Last year, Bloomberg along with trade bodies such as ISDA and the Global Financial Markets Association argued that the ISIN standard was ill-suited for derivatives and that the requirement would create a monopoly for the national numbering agencies managed by ANNA. The data giant is inching closer to achieving its goal of having its FIGI identification codes recognised as a global standard on equal footing with the International Securities Identification Number (ISIN, ISO 6166).
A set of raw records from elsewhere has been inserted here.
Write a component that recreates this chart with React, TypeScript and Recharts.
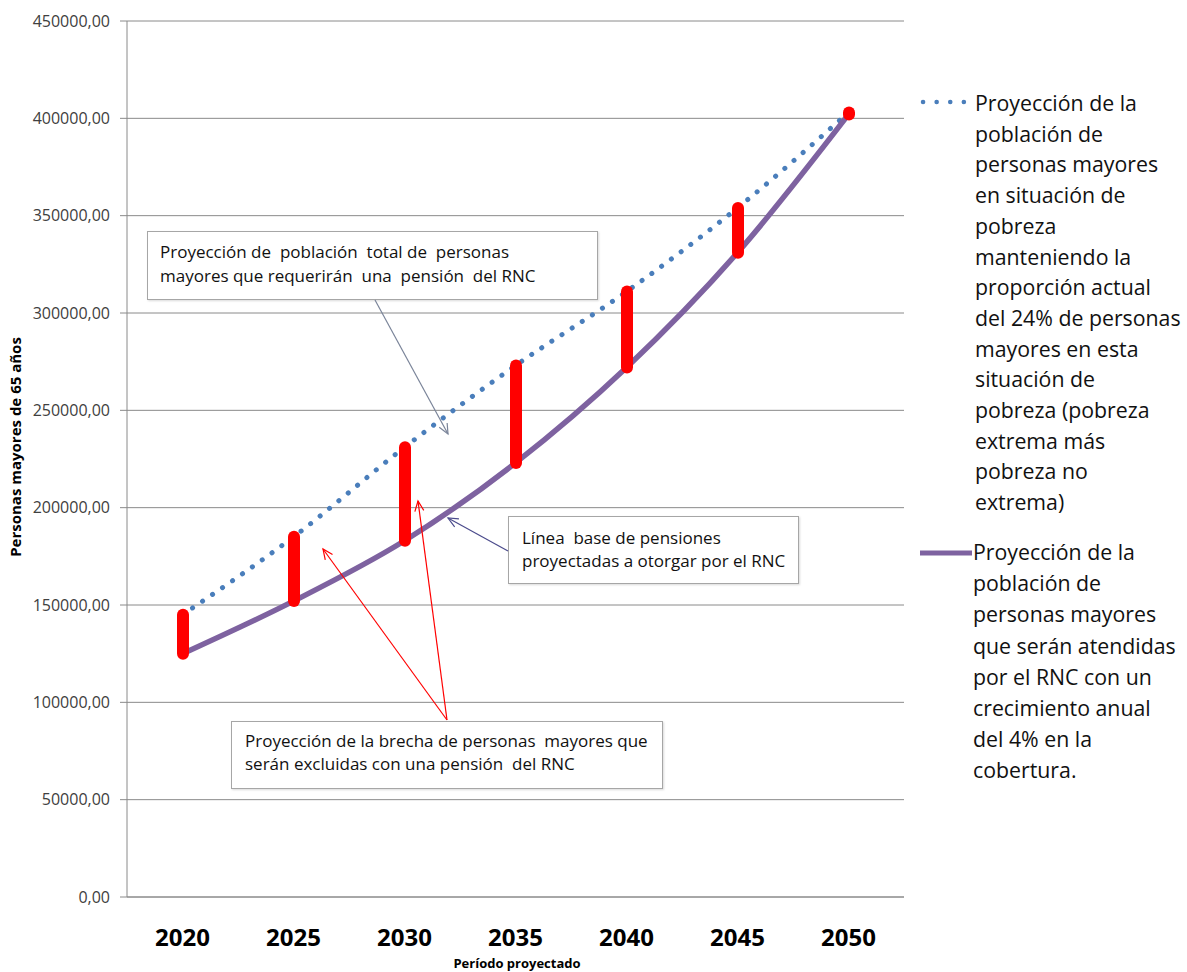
import { Bar, CartesianGrid, ComposedChart, Line, XAxis, YAxis } from 'recharts';

const years = ['2020', '2025', '2030', '2035', '2040', '2045', '2050'];
// proyección de personas mayores en situación de pobreza (24%)
const pobreza = [145000, 185000, 231000, 273000, 311000, 354000, 403000];
// proyección de personas mayores atendidas por el RNC (4% anual)
const atendidas = [125000, 152000, 183000, 223000, 272000, 331000, 402000];
const yTicks = [0, 50000, 100000, 150000, 200000, 250000, 300000, 350000, 400000, 450000];

const legendPobreza = [
  'Proyección de la',
  'población de',
  'personas mayores',
  'en situación de',
  'pobreza',
  'manteniendo la',
  'proporción actual',
  'del 24% de personas',
  'mayores en esta',
  'situación de',
  'pobreza (pobreza',
  'extrema más',
  'pobreza no',
  'extrema)',
];
const legendAtendidas = [
  'Proyección de la',
  'población de',
  'personas mayores',
  'que serán atendidas',
  'por el RNC con un',
  'crecimiento anual',
  'del 4% en la',
  'cobertura.',
];

const data = years.map((year, i) => ({
  year,
  pobreza: pobreza[i],
  atendidas: atendidas[i],
  brecha: [atendidas[i], pobreza[i]],
}));

const FONT = "'Open Sans', sans-serif";

const fmt = (v: number) => v.toFixed(2).replace('.', ',');

function GapShape(props: any) {
  const { x, y, width, height } = props;
  if (x == null || y == null) return null;
  const cx = x + width / 2;
  const top = Math.min(y, y + height);
  const h = Math.abs(height);
  const r = 6;
  return (
    <g>
      <rect x={cx - r} y={top} width={r * 2} height={h} fill="#FF0000" />
      <circle cx={cx} cy={top} r={r} fill="#FF0000" />
      <circle cx={cx} cy={top + h} r={r} fill="#FF0000" />
    </g>
  );
}

function YearTick(props: any) {
  const { x, y, payload } = props;
  return (
    <text x={x} y={y + 49} textAnchor="middle" fontFamily={FONT} fontWeight="bold" fontSize={24} fill="#000">
      {payload.value}
    </text>
  );
}

function Arrow({ x1, y1, x2, y2, color }: { x1: number; y1: number; x2: number; y2: number; color: string }) {
  const ang = Math.atan2(y2 - y1, x2 - x1);
  const L = 11;
  const a = 0.42;
  const p1 = `${x2 - L * Math.cos(ang - a)},${y2 - L * Math.sin(ang - a)}`;
  const p2 = `${x2 - L * Math.cos(ang + a)},${y2 - L * Math.sin(ang + a)}`;
  return (
    <g stroke={color} fill="none" strokeWidth={1.2}>
      <line x1={x1} y1={y1} x2={x2} y2={y2} />
      <polyline points={`${p1} ${x2},${y2} ${p2}`} />
    </g>
  );
}

const boxStyle = (left: number, top: number, width: number, height: number): React.CSSProperties => ({
  position: 'absolute',
  left,
  top,
  width,
  height,
  boxSizing: 'border-box',
  border: '1px solid #A6A6A6',
  boxShadow: '1px 1px 2px rgba(0,0,0,0.15)',
  background: '#fff',
  fontFamily: FONT,
  fontSize: 17,
  lineHeight: '24px',
  color: '#111',
  whiteSpace: 'pre',
});

export default function App() {
  return (
    <div style={{ position: 'absolute', left: 0, top: 0, width: 1187, height: 972, background: '#fff' }}>
      <ComposedChart width={1187} height={972} data={data} margin={{ top: 21, right: 283, bottom: 25, left: 0 }}>
        <CartesianGrid vertical={false} stroke="#8A8A8A" />
        <XAxis
          dataKey="year"
          interval={0}
          tickLine={false}
          tickSize={0}
          tickMargin={0}
          height={50}
          axisLine={{ stroke: '#8A8A8A' }}
          tick={<YearTick />}
        />
        <YAxis
          width={127}
          domain={[0, 450000]}
          ticks={yTicks}
          interval={0}
          tickFormatter={fmt}
          tickSize={7}
          tickMargin={10}
          axisLine={{ stroke: '#8A8A8A' }}
          tickLine={{ stroke: '#8A8A8A' }}
          tick={{ fontFamily: FONT, fontSize: 16, fill: '#404040' }}
        />
        <Line
          dataKey="pobreza"
          type="monotone"
          stroke="#4A7EBB"
          strokeWidth={5}
          strokeDasharray="0.1 12"
          strokeLinecap="round"
          dot={false}
          isAnimationActive={false}
        />
        <Line
          dataKey="atendidas"
          type="monotone"
          stroke="#7E62A0"
          strokeWidth={5.5}
          dot={false}
          isAnimationActive={false}
        />
        <Bar dataKey="brecha" barSize={12} shape={GapShape} zIndex={700} isAnimationActive={false} />
      </ComposedChart>

      {/* annotation boxes */}
      <div style={boxStyle(147, 231, 451, 69)}>
        <div style={{ position: 'absolute', left: 12, top: 8 }}>
          {'Proyección de  población  total de  personas\nmayores que requerirán  una  pensión  del RNC'}
        </div>
      </div>
      <div style={boxStyle(508, 516, 291, 68)}>
        <div style={{ position: 'absolute', left: 13, top: 9, lineHeight: '23px' }}>
          {'Línea  base de pensiones\nproyectadas a otorgar por el RNC'}
        </div>
      </div>
      <div style={boxStyle(231, 721, 432, 68)}>
        <div style={{ position: 'absolute', left: 13, top: 7, lineHeight: '23px' }}>
          {'Proyección de la brecha de personas  mayores que\nserán excluidas con una pensión  del RNC'}
        </div>
      </div>

      {/* arrows, axis titles */}
      <svg width={1187} height={972} style={{ position: 'absolute', left: 0, top: 0, pointerEvents: 'none' }}>
        <Arrow x1={375} y1={300} x2={448} y2={434} color="#7A8499" />
        <Arrow x1={508} y1={551} x2={448} y2={518} color="#4B4B8C" />
        <Arrow x1={447} y1={720} x2={323} y2={549} color="#FF0000" />
        <Arrow x1={447} y1={720} x2={418} y2={501} color="#FF0000" />
        <text
          transform="translate(21,447) rotate(-90)"
          textAnchor="middle"
          fontFamily={FONT}
          fontWeight="bold"
          fontSize={15}
          fill="#000"
        >
          Personas mayores de 65 años
        </text>
        <text x={517} y={968} textAnchor="middle" fontFamily={FONT} fontWeight="bold" fontSize={13} fill="#000">
          Período proyectado
        </text>
        {/* legend markers */}
        <line x1={923} y1={102} x2={965} y2={102} stroke="#4A7EBB" strokeWidth={4.5} strokeDasharray="0.1 13.5" strokeLinecap="round" />
        <line x1={920} y1={553} x2={972} y2={553} stroke="#7E62A0" strokeWidth={5} />
      </svg>

      {/* legend text */}
      <div style={{ position: 'absolute', left: 975, top: 88, fontFamily: FONT, fontSize: 21.3, lineHeight: '30.7px', color: '#111', whiteSpace: 'nowrap' }}>
        {legendPobreza.map((t) => (
          <div key={t + 'a'}>{t}</div>
        ))}
      </div>
      <div style={{ position: 'absolute', left: 973, top: 536, fontFamily: FONT, fontSize: 21.3, lineHeight: '31.2px', color: '#111', whiteSpace: 'nowrap' }}>
        {legendAtendidas.map((t) => (
          <div key={t + 'b'}>{t}</div>
        ))}
      </div>
    </div>
  );
}
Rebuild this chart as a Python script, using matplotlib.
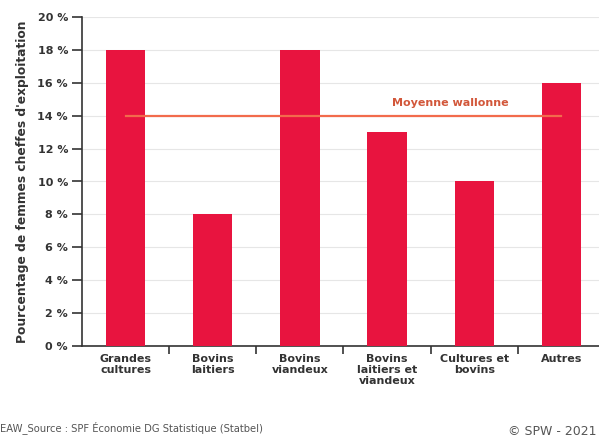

Some participants are also unhappy with the lack of an appropriate level of granularity for categorising OTC derivatives. This is because the regulation required separate ISINs to be issued for every maturity date which means that 10-year interest rate swaps issued just one day apart will trade under different ISINs. In addition, negotiated fixed-leg prices in a swap trade are also treated as a data field, potentially leading almost every swap to trade with its own ISIN.
Answers could lie in the recent guidance issued by the Committee on Payments and Market Infrastructures (CPMI) and the International Organisation of Securities Commissions (IOSCO). The report, entitled Harmonisation of the Unique Product Identifier (UPI), outlines a world in which a unique UPI code would be assigned to each distinct OTC derivative product, with each code mapping to a data set comprising reference data elements with specific values that together describe the OTC derivative product. The collection of reference data and their values for each OTC derivative product would be housed in a corresponding UPI reference data library.
The role of the UPI is to uniquely identify each OTC derivative product involved in a transaction that an authority requires, or may in future require, to be reported to a trade repository consistent with the G20 commitment to a more transparent OTC derivatives market.
“I think the pace of change will be driven by regulated bodies like the FSB and CPMI/IOSCO which have been doing a lot of work on a global push for UPIs,” says Danesh. “This is because there is so much change that many industry groups do not have the bandwidth to do something additional.”